Let me give you two possible answers. First, the found relationship hints at corporate green-washing. One could suspect that businesses want to demonstrate action on climate change by simply increasing the quantity of disclosed information instead of increasing their action on climate change. But do companies that disclose less really perform worse in terms of climate change mitigation? That’s hard to tell if one has to base the judgement on voluntarily disclosed information. Second, the question might be answered by arguing that companies, who are indeed more active in terms of mitigating climate change, simply want to show both their shareholders and stakeholders that they are more active.
Although being a frequently discussed issue since years, business scholars still quarrel with the question whether companies actually ‘walk the talk’. Or to put it differently: are we talking about actual emission reductions or rather shiny words? Several studies have pointed out that although the amount of carbon disclosure has significantly increased in the last ten years, the quality of reports also varies significantly. Major problems arise from the usage of different conversion factors for calculating corporate CO2 emissions, non-harmonized reporting guidelines (e.g. GRI vs. CDP vs.

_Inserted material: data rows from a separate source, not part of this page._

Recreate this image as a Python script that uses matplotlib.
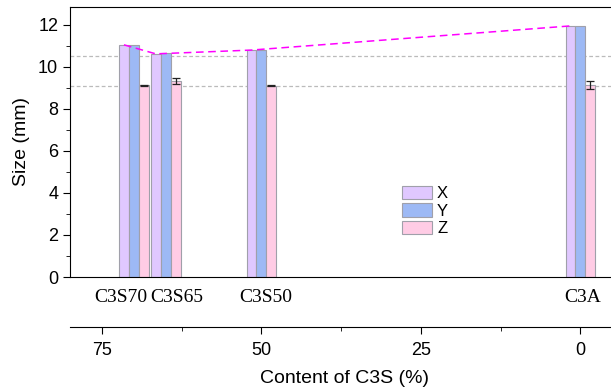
import matplotlib
matplotlib.use('Agg')
import matplotlib.pyplot as plt
import matplotlib.transforms as mtransforms
import numpy as np

# données
echantillons = ['C3S70', 'C3S65', 'C3S50', 'C3A']
teneur_c3s = [70, 65, 50, 0]
taille_x = [11.05, 10.62, 10.8, 11.95]
taille_y = [11.05, 10.65, 10.8, 11.95]
taille_z = [9.12, 9.33, 9.1, 9.15]
err_z = [0.04, 0.14, 0.03, 0.2]
lignes_ref = [10.5, 9.1]
ticks_c3s = [75, 50, 25, 0]

COULEURS = {'X': '#E0C8FF', 'Y': '#9DB9F5', 'Z': '#FFCCE5'}
LARGEUR = 1.55
XLIM = (80, -6.2)

plt.rcParams['font.family'] = ['Liberation Sans', 'DejaVu Sans']

fig = plt.figure(figsize=(6.11, 3.92), dpi=100)
ax = fig.add_axes([70 / 611, 1 - 277 / 392, (620 - 70) / 611, (277 - 7) / 392])

pos = np.array(teneur_c3s, dtype=float)
for decal, valeurs, nom in [(LARGEUR, taille_x, 'X'), (0, taille_y, 'Y'), (-LARGEUR, taille_z, 'Z')]:
    ax.bar(pos + decal, valeurs, width=LARGEUR, color=COULEURS[nom],
           edgecolor='#A0A0AA', linewidth=0.8, label=nom, zorder=2)

ax.errorbar(pos - LARGEUR, taille_z, yerr=err_z, fmt='none', ecolor='#222222',
            elinewidth=0.9, capsize=3, capthick=0.9, zorder=3)

for y in lignes_ref:
    ax.axhline(y, color='#BBBBBB', linestyle=(0, (3, 2)), linewidth=0.9, zorder=1)

ax.plot(pos + LARGEUR, taille_x, color='#FF00FF', linestyle=(0, (5, 3)),
        linewidth=1.1, zorder=4)

ax.set_xlim(*XLIM)
ax.set_ylim(0, 12.85)
ax.set_yticks(np.arange(0, 13, 2))
ax.set_yticks(np.arange(1, 13, 2), minor=True)
ax.tick_params(axis='y', which='major', direction='out', length=5, labelsize=13)
ax.tick_params(axis='y', which='minor', direction='out', length=3)
ax.set_ylabel('Size (mm)', fontsize=14, labelpad=6)

ax.set_xticks(pos)
ax.set_xticklabels(echantillons, family='Liberation Serif', fontsize=14)
ax.tick_params(axis='x', length=0, pad=9)
# décalage des étiquettes pour qu'elles ne se chevauchent pas
for lab, dx in zip(ax.get_xticklabels(), [-13, 11, 4, 2]):
    lab.set_transform(lab.get_transform() + mtransforms.ScaledTranslation(dx / 100, 0, fig.dpi_scale_trans))

ax.legend(loc='upper left', bbox_to_anchor=(402 / 611, 1 - 186 / 392),
          bbox_transform=fig.transFigure, frameon=False, fontsize=12,
          handlelength=1.8, handleheight=0.85, labelspacing=0.12,
          handletextpad=0.3, borderpad=0, borderaxespad=0)

# axe secondaire : teneur en C3S
ax2 = ax.twiny()
ax2.set_xlim(*XLIM)
ax2.xaxis.set_ticks_position('bottom')
ax2.xaxis.set_label_position('bottom')
ax2.spines['bottom'].set_position(('outward', 36))
for cote in ['top', 'left', 'right']:
    ax2.spines[cote].set_visible(False)
ax2.set_xticks(ticks_c3s)
ax2.set_xticks([62.5, 37.5, 12.5], minor=True)
ax2.tick_params(axis='x', which='major', direction='out', length=5, labelsize=13, pad=6)
ax2.tick_params(axis='x', which='minor', direction='out', length=3)
ax2.set_xlabel('Content of C3S (%)', fontsize=14, labelpad=8)

fig.savefig('out.png', dpi=100)
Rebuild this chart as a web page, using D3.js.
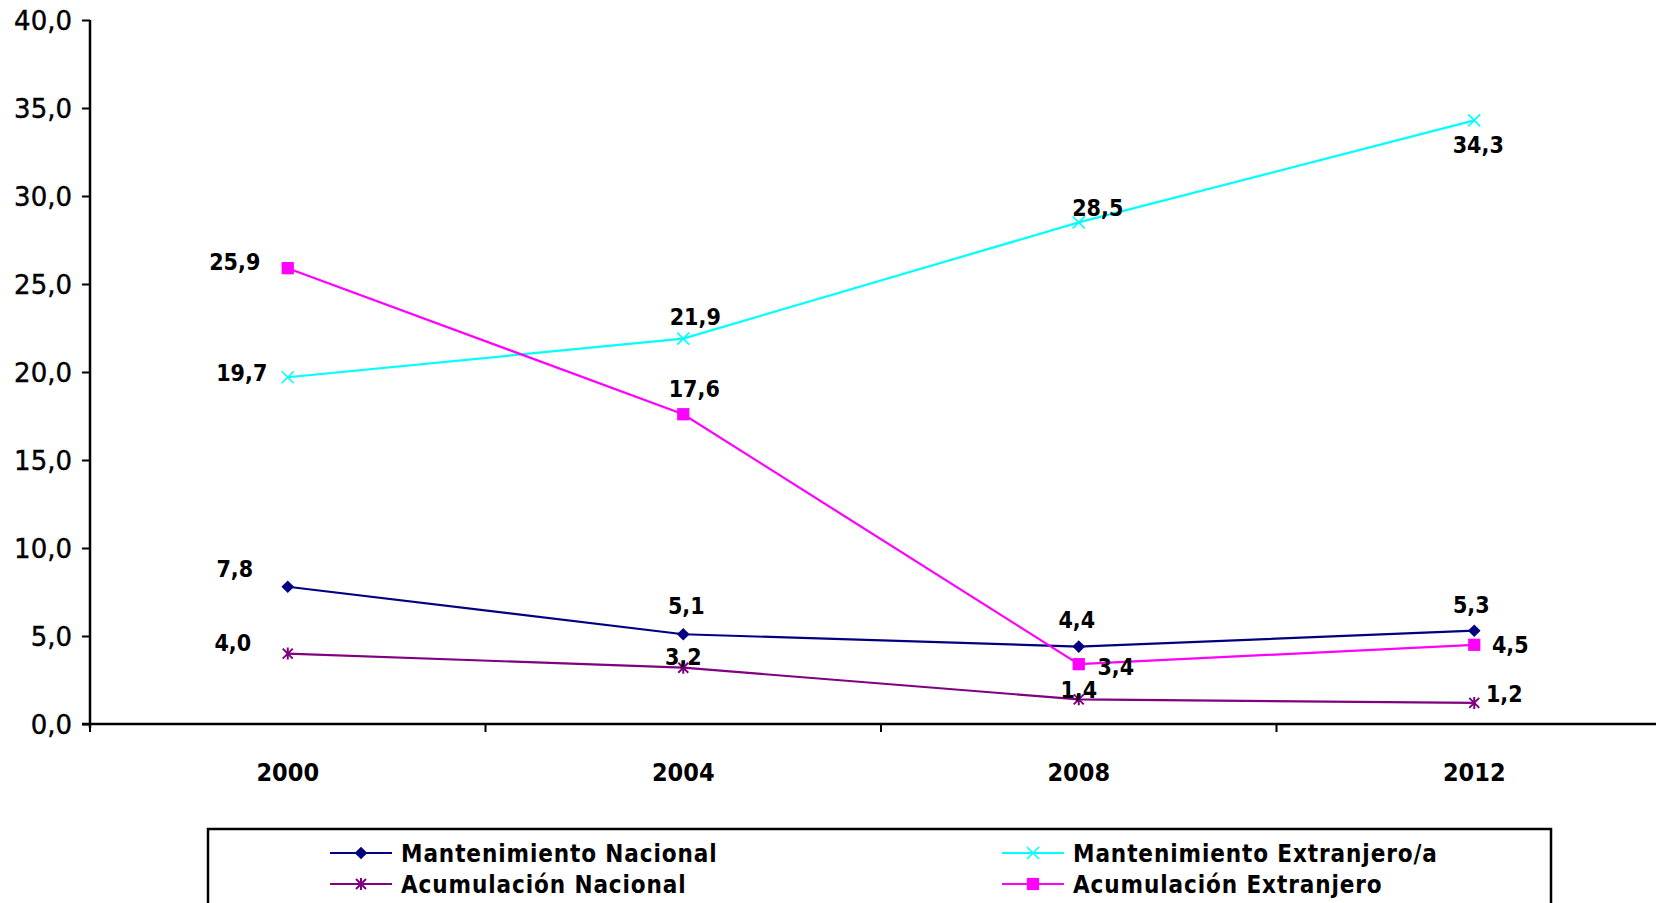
<!DOCTYPE html>
<html>
<head>
<meta charset="utf-8">
<script src="https://cdn.jsdelivr.net/npm/d3@7"></script>
<style>
  html, body { margin: 0; padding: 0; background: #fff; overflow: hidden; }
  svg { display: block; }
  .lab { font-family: "DejaVu Sans Condensed", "DejaVu Sans", sans-serif; font-stretch: condensed; font-weight: bold; fill: #000; }
  .ytick { font-family: "DejaVu Sans", sans-serif; fill: #000; }
  .leg { letter-spacing: 0.9px; }
</style>
</head>
<body>
<svg id="chart" width="1656" height="903"></svg>
<script>
// ---- Data ----
const years = ["2000", "2004", "2008", "2012"];
const yTicks = [0, 5, 10, 15, 20, 25, 30, 35, 40];

const mantenimientoNacional    = [7.8, 5.1, 4.4, 5.3];
const mantenimientoExtranjero  = [19.7, 21.9, 28.5, 34.3];
const acumulacionNacional      = [4.0, 3.2, 1.4, 1.2];
const acumulacionExtranjero    = [25.9, 17.6, 3.4, 4.5];

const seriesNames = ["Mantenimiento Nacional", "Mantenimiento Extranjero/a", "Acumulación Nacional", "Acumulación Extranjero"];

// ---- Styles / label nudges (label centre relative to point) ----
const seriesStyle = [
  { color: "#000080", marker: "diamond" },
  { color: "#00FFFF", marker: "x" },
  { color: "#800080", marker: "star" },
  { color: "#FF00FF", marker: "square" }
];
const labelNudges = [
  [[-53, -18], [3, -29], [-2, -27], [-3, -26]],
  [[-46, -5], [12, -22], [19, -15], [4, 24]],
  [[-55, -11], [0, -11], [0, -10], [30, -9]],
  [[-53, -6], [11, -26], [37, 3], [36, 0]]
];

const seriesValues = [mantenimientoNacional, mantenimientoExtranjero, acumulacionNacional, acumulacionExtranjero];
const fmt = v => d3.format(".1f")(v).replace(".", ",");

const svg = d3.select("#chart");

const x = d3.scaleBand().domain(years).range([90, 90 + 4 * 395.5]).paddingInner(0).paddingOuter(0);
const y = d3.scaleLinear().domain([0, 40]).range([724, 20]);
const cx = d => x(d) + x.bandwidth() / 2;

// ---- Axes ----
const yAxis = d3.axisLeft(y).tickValues(yTicks).tickSize(8).tickPadding(10).tickFormat(fmt);
const gy = svg.append("g").attr("transform", "translate(90,0)").call(yAxis);
gy.select(".domain").attr("stroke", "#000").attr("stroke-width", 2.5).attr("d", "M0,20V728");
gy.selectAll(".tick line").attr("stroke", "#000").attr("stroke-width", 2);
gy.selectAll(".tick text").attr("class", "ytick").attr("font-size", 26).attr("dy", "0.36em")
  .attr("fill", "#000").attr("stroke", "#000").attr("stroke-width", 0.4);

// x axis: ticks at category boundaries
const gx = svg.append("g").attr("transform", `translate(0,${y(0)})`);
gx.append("line").attr("x1", 82).attr("x2", 1656).attr("y1", 0).attr("y2", 0)
  .attr("stroke", "#000").attr("stroke-width", 2.5);
gx.selectAll("line.bt").data(years).enter().append("line").attr("class", "bt")
  .attr("x1", d => x(d)).attr("x2", d => x(d)).attr("y1", 0).attr("y2", 8)
  .attr("stroke", "#000").attr("stroke-width", 2);
gx.selectAll("text").data(years).enter().append("text")
  .attr("class", "lab").attr("font-size", 25)
  .attr("x", d => cx(d)).attr("y", 57).attr("text-anchor", "middle").text(d => d);

// ---- markers ----
function drawMarker(g, type, color) {
  if (type === "diamond") {
    g.append("path").attr("d", d3.symbol().type(d3.symbolSquare).size(80)()).attr("transform", "rotate(45)").attr("fill", color);
  } else if (type === "square") {
    g.append("path").attr("d", d3.symbol().type(d3.symbolSquare).size(150)()).attr("fill", color);
  } else if (type === "x") {
    g.append("path").attr("d", "M-6,-6L6,6M-6,6L6,-6").attr("stroke", color).attr("stroke-width", 1.6).attr("fill", "none");
  } else if (type === "star") {
    g.append("path").attr("d", "M-5,-5L5,5M-5,5L5,-5M0,-6V6").attr("stroke", color).attr("stroke-width", 2).attr("fill", "none");
  }
}

const line = d3.line().x((d, i) => cx(years[i])).y(d => y(d));

seriesValues.forEach((vals, s) => {
  const st = seriesStyle[s];
  svg.append("path").datum(vals).attr("d", line)
    .attr("fill", "none").attr("stroke", st.color).attr("stroke-width", 2.2);
});
seriesValues.forEach((vals, s) => {
  const st = seriesStyle[s];
  vals.forEach((v, i) => {
    const g = svg.append("g").attr("transform", `translate(${cx(years[i])},${y(v)})`);
    drawMarker(g, st.marker, st.color);
  });
});
// labels
seriesValues.forEach((vals, s) => {
  vals.forEach((v, i) => {
    const [dx, dy] = labelNudges[s][i];
    svg.append("text").attr("class", "lab").attr("font-size", 23)
      .attr("x", cx(years[i]) + dx).attr("y", y(v) + dy)
      .attr("dy", "0.36em").attr("text-anchor", "middle").text(fmt(v));
  });
});

// ---- legend ----
const lg = svg.append("g");
lg.append("rect").attr("x", 208).attr("y", 829).attr("width", 1343).attr("height", 120)
  .attr("fill", "#fff").attr("stroke", "#000").attr("stroke-width", 2.5);
const legendPos = [[330, 853], [1002, 853], [330, 884], [1002, 884]];
seriesNames.forEach((name, s) => {
  const [lx, ly] = legendPos[s];
  const st = seriesStyle[s];
  lg.append("line").attr("x1", lx).attr("x2", lx + 62).attr("y1", ly).attr("y2", ly)
    .attr("stroke", st.color).attr("stroke-width", 2);
  const mg = lg.append("g").attr("transform", `translate(${lx + 31},${ly})`);
  drawMarker(mg, st.marker, st.color);
  lg.append("text").attr("class", "lab leg").attr("font-size", 24)
    .attr("x", lx + 71).attr("y", ly).attr("dy", "0.36em").text(name);
});
</script>
</body>
</html>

ISO 26000) and the ex-post correction of past CO2 emissions due to a change in accounting standards (which might turn current emissions levels into an improvement without actual reductions).
To wrap it up: although the quantity of disclosure has significantly increased in recent years, corporate carbon disclosure is still in its infancy. This is mainly due to a lack of an appropriate regulatory regime that harmonizes reporting standards and makes third-party verification of non-financial data obligatory. Voluntarily published information in the context of climate change should thus be treated with caution.